Source documents that contain characters from many character sets will look best when this option is set to the default, Unicode (UTF-8). This is because the Unicode and UTF-8 character sets contain almost all characters for the most common languages.
While the W3C recommends using Unicode, there is a downside to it at this time. Not all systems have the appropriate fonts needed for using Unicode or UTF-8. Many editors do not understand these character sets, as well. In addition, there are some differences in the way browsers interpret the byte order of 2-byte Unicode characters (which is why both big and little endian Unicode are available settings for this option).

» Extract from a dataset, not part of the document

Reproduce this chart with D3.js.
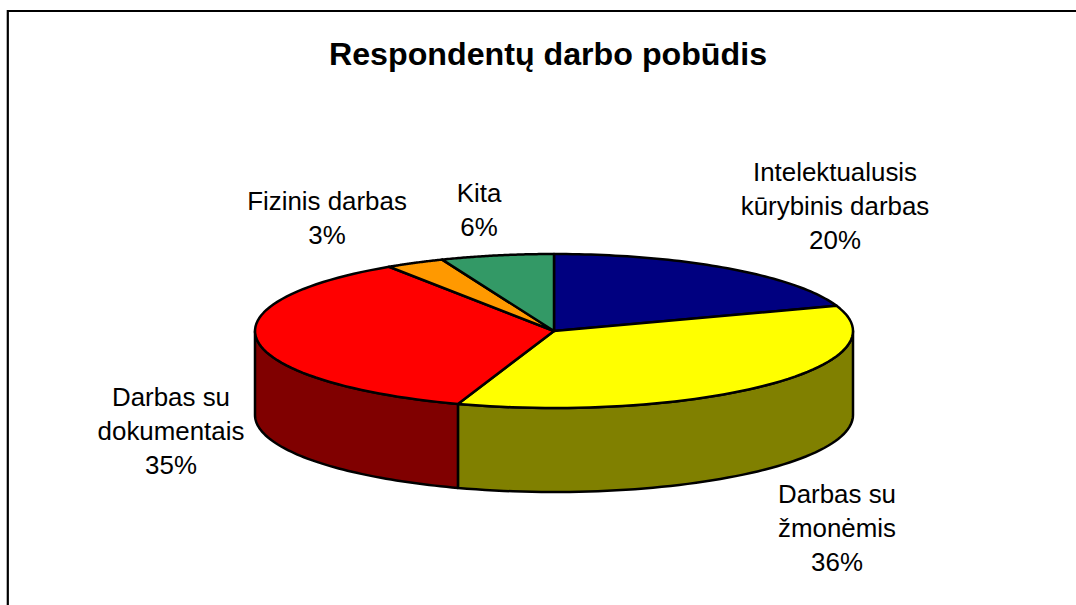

Note that when the CSS generation option described above has been set, there will be no unmappable characters in the HTML. Instead, the unmapped character will be written out in &#....; notation using the decimal representation of the character's Unicode value. Newer browsers support this representation and will convert it to the appropriate character if it is available in the font being used. If the character is not available in that font, the browser's unmappable character symbol (typically a rectangular box) will be seen. Also, note that there may still be unmapped characters in text rendered to graphics. This is because the graphic file is generated at conversion time rather than being rendered by the browser.
GIF
JPEG (default)
PNG
None
When setting this option, remember that the JPEG file format does not support transparency. Though the GIF file format supports transparency, it is limited to using only one of its 256 available colors to represent a transparent pixel ("index transparency").
PNG supports many types of transparency. The PNG files written are created so that various levels of transparency are possible for each pixel. This is achieved through the implementation of an 8-bit "alpha channel". However, at this time the technology will ignore transparency data when metafiles with multiple layers are converted.
While this option is used to help compute table sizes, it is primarily a graphics option. Early browsers and versions of the HTML standard limit the specification of image sizes to dimensions in pixels. For images in particular, this is somewhat natural as GIF, JPEG, BMP, and PNG are bitmap formats whose sizes are defined in pixels. However, many of the source graphics and tables converted specify their size in physical units such as inches or centimeters, and there is no way to know how big a pixel is on the target device for the converted document. In fact, a single document may ultimately be viewed on many devices, each with a different number of pixels or dots per inch (DPI). If graphics are converted too small, image detail will be lost. Conversely, if the graphics are converted too large, conversion times will suffer and files will take longer to download.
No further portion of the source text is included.